No terreno da política, tais criminosos acabam indiretamente (será?) aliados a religiosos fundamentalistas, sejam eles coronéis da fe do campo evangélico ou catolibãs. Ambos (religiosos conservadores e milicianos) acabam elegendo os mesmos representantes ideológicos: "cidadãos de bem", "cristãos" e "defensores da família". Seriam indiretamente cúmplices do transtornos causados na vida de tantas famílias cariocas a quem dizem defender?

Neste sentido, seriam os incêndios de hoje um recado político a um governo que, em certo sentido, os representariam? Inauguraram os milicianos uma nova modalidade de exercer política, instaurando o pânico na população e impondo limites à ação das autoridades competentes? São questionamentos graves...

Diante dessa situação, como esperar que agora as forças de segurança irão combater efetivamente as milícias? Dá para confiar em instituições policiais cujos membros um dia são presos escoltando caminhões de drogas e em outro integram grupos milicianos e negociam com traficantes?

Bastam algumas poucas perguntas e fica evidente que Castro não exerce nenhuma autoridade e que seu governo pouco controla as estruturas policiais. Diante de cenário tão sombrio, há como ter esperança em mudanças profundas?

Ora, as milícias hoje estão envolvidas com muitos negócios escusos.
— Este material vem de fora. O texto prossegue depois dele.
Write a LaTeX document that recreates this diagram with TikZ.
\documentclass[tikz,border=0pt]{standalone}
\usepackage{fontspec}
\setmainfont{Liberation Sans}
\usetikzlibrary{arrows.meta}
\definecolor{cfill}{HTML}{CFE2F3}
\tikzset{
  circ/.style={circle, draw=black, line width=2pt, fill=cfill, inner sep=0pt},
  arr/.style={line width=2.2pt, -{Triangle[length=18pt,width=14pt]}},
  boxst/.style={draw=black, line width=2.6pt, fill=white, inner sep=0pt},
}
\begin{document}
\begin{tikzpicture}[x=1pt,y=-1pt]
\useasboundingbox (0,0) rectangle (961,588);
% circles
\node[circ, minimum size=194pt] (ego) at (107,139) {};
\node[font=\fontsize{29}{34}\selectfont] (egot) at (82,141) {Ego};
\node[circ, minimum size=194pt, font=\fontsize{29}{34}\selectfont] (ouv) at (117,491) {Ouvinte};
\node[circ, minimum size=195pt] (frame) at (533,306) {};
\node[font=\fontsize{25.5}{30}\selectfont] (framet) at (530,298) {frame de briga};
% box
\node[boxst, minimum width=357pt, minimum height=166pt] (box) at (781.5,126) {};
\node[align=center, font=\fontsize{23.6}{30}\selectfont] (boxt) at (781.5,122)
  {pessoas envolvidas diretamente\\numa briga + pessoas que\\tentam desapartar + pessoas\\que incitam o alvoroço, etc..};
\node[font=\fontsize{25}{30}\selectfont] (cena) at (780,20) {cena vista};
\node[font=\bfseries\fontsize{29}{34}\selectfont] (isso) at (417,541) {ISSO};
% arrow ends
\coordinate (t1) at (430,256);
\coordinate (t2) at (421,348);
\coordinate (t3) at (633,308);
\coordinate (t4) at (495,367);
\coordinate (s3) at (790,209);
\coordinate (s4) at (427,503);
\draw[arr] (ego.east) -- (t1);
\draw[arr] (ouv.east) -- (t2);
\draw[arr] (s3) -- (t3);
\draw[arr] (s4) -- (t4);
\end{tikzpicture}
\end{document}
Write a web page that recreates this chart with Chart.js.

De contrabando em zona portuária, passando pelo controle de quiosques da orla da Zona Oeste distribuiçao de medicamentos de origem duvidosa à atividades de pesca e farmácias. Da internet fixa, passando pelo transporte "alternativo" à entrega de água mineral e gelo. Há muito tempo estes grupos estão além das tradicionais taxas de segurança, do gato net e da dstribuição. 

Milicianos já estão inseridos nas zonas centrais e áreas nobres da cidade do Rio de Janeiros. Sem alarde, sem domínio ostensivo de território, mas controlando atividades ilegais nestas regiões. Criando dificuldades para depois oferecer as facilidades da segurança para certa classe média, que acredita ser tão vulnerável à violência quantos pobres e pretos que sobrevivem em meio ao caos vivido nas periferias.

Ao mesmo tempo, podemos falar de guerra civil? Em crime organizado? Em poder ou Estado paralelo? O uso destes termos pela cobertura da imprensa - principalmente na tevê aberta - ajuda a população em geral a entender a gravidade do momento pelo qual passa o Estado do Rio de Janeiro?

Desenvolver sociologicamente esses conceitos exigiria um outro texto, mas como podem os jornalistas da GloboNews e da TV Globo falar de Poder ou Estado Paralelo se os criminosos que supostamente a operam fazem parte das estruturas oficiais de poder? 

Se milicianos são agentes públicos, não há poder paralelo. Na verdade, é o estado que está loteado e penetrado por esses grupos criminosos porque alimentam os ganhos economicos das milícias e ao mesmo tempo sustentam grupos políticos, hoje intimamente vinculados à extrema-direita.

Em outras palavras, é como dizia aquele velho funk: Tá dominado! Tá tudo dominado.